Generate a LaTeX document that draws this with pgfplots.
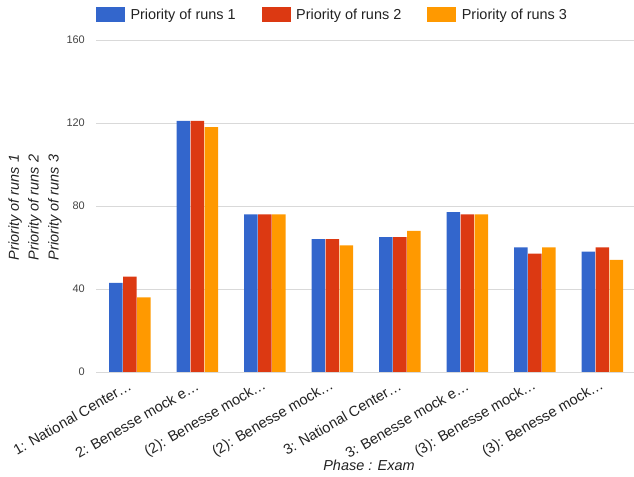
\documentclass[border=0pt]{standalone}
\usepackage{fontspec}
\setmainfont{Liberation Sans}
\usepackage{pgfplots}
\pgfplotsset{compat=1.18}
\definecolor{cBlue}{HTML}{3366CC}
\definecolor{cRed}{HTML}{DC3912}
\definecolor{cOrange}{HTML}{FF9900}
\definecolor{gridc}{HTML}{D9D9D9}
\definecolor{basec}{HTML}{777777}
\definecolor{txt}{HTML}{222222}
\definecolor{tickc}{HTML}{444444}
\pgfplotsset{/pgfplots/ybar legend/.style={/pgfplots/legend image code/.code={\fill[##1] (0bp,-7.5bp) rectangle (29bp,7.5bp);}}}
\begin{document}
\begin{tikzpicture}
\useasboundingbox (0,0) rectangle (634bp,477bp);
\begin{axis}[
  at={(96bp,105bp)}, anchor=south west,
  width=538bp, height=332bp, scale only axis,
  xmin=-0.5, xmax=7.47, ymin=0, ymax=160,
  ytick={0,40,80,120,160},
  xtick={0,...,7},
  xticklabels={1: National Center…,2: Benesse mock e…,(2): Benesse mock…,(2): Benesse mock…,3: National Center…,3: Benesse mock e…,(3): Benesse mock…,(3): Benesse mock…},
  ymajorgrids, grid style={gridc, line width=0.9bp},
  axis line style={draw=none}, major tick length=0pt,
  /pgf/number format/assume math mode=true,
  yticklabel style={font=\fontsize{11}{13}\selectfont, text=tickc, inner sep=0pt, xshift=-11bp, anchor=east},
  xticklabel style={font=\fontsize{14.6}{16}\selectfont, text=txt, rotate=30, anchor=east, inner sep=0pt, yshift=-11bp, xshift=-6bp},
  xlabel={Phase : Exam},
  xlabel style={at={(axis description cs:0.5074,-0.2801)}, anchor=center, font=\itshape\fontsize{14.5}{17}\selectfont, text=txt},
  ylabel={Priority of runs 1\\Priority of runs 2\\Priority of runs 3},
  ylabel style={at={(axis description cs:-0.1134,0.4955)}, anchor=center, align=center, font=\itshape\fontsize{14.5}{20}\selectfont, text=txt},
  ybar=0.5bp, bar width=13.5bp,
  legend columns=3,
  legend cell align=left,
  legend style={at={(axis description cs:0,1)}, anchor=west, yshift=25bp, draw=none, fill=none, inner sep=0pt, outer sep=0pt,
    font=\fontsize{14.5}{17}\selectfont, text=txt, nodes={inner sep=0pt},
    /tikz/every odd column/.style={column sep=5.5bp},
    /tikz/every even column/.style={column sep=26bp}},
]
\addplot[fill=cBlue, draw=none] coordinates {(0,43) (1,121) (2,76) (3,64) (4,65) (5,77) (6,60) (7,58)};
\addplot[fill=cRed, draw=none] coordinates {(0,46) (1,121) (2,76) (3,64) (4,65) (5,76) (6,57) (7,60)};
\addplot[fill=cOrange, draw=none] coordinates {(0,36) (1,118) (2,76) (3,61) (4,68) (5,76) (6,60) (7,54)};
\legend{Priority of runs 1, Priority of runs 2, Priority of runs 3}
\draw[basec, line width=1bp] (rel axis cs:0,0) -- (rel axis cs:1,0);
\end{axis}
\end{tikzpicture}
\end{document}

------------------------------------------------------------------------

The data above needs to be retyped exactly, with the images left out.

**FINISHED TASK:**
Generate a LaTeX document that draws this with pgfplots.
\documentclass[border=0pt]{standalone}
\usepackage{fontspec}
\setmainfont{Liberation Sans}
\usepackage{pgfplots}
\pgfplotsset{compat=1.18}
\definecolor{cBlue}{HTML}{3366CC}
\definecolor{cRed}{HTML}{DC3912}
\definecolor{cOrange}{HTML}{FF9900}
\definecolor{gridc}{HTML}{D9D9D9}
\definecolor{basec}{HTML}{777777}
\definecolor{txt}{HTML}{222222}
\definecolor{tickc}{HTML}{444444}
\pgfplotsset{/pgfplots/ybar legend/.style={/pgfplots/legend image code/.code={\fill[##1] (0bp,-7.5bp) rectangle (29bp,7.5bp);}}}
\begin{document}
\begin{tikzpicture}
\useasboundingbox (0,0) rectangle (634bp,477bp);
\begin{axis}[
  at={(96bp,105bp)}, anchor=south west,
  width=538bp, height=332bp, scale only axis,
  xmin=-0.5, xmax=7.47, ymin=0, ymax=160,
  ytick={0,40,80,120,160},
  xtick={0,...,7},
  xticklabels={1: National Center…,2: Benesse mock e…,(2): Benesse mock…,(2): Benesse mock…,3: National Center…,3: Benesse mock e…,(3): Benesse mock…,(3): Benesse mock…},
  ymajorgrids, grid style={gridc, line width=0.9bp},
  axis line style={draw=none}, major tick length=0pt,
  /pgf/number format/assume math mode=true,
  yticklabel style={font=\fontsize{11}{13}\selectfont, text=tickc, inner sep=0pt, xshift=-11bp, anchor=east},
  xticklabel style={font=\fontsize{14.6}{16}\selectfont, text=txt, rotate=30, anchor=east, inner sep=0pt, yshift=-11bp, xshift=-6bp},
  xlabel={Phase : Exam},
  xlabel style={at={(axis description cs:0.5074,-0.2801)}, anchor=center, font=\itshape\fontsize{14.5}{17}\selectfont, text=txt},
  ylabel={Priority of runs 1\\Priority of runs 2\\Priority of runs 3},
  ylabel style={at={(axis description cs:-0.1134,0.4955)}, anchor=center, align=center, font=\itshape\fontsize{14.5}{20}\selectfont, text=txt},
  ybar=0.5bp, bar width=13.5bp,
  legend columns=3,
  legend cell align=left,
  legend style={at={(axis description cs:0,1)}, anchor=west, yshift=25bp, draw=none, fill=none, inner sep=0pt, outer sep=0pt,
    font=\fontsize{14.5}{17}\selectfont, text=txt, nodes={inner sep=0pt},
    /tikz/every odd column/.style={column sep=5.5bp},
    /tikz/every even column/.style={column sep=26bp}},
]
\addplot[fill=cBlue, draw=none] coordinates {(0,43) (1,121) (2,76) (3,64) (4,65) (5,77) (6,60) (7,58)};
\addplot[fill=cRed, draw=none] coordinates {(0,46) (1,121) (2,76) (3,64) (4,65) (5,76) (6,57) (7,60)};
\addplot[fill=cOrange, draw=none] coordinates {(0,36) (1,118) (2,76) (3,61) (4,68) (5,76) (6,60) (7,54)};
\legend{Priority of runs 1, Priority of runs 2, Priority of runs 3}
\draw[basec, line width=1bp] (rel axis cs:0,0) -- (rel axis cs:1,0);
\end{axis}
\end{tikzpicture}
\end{document}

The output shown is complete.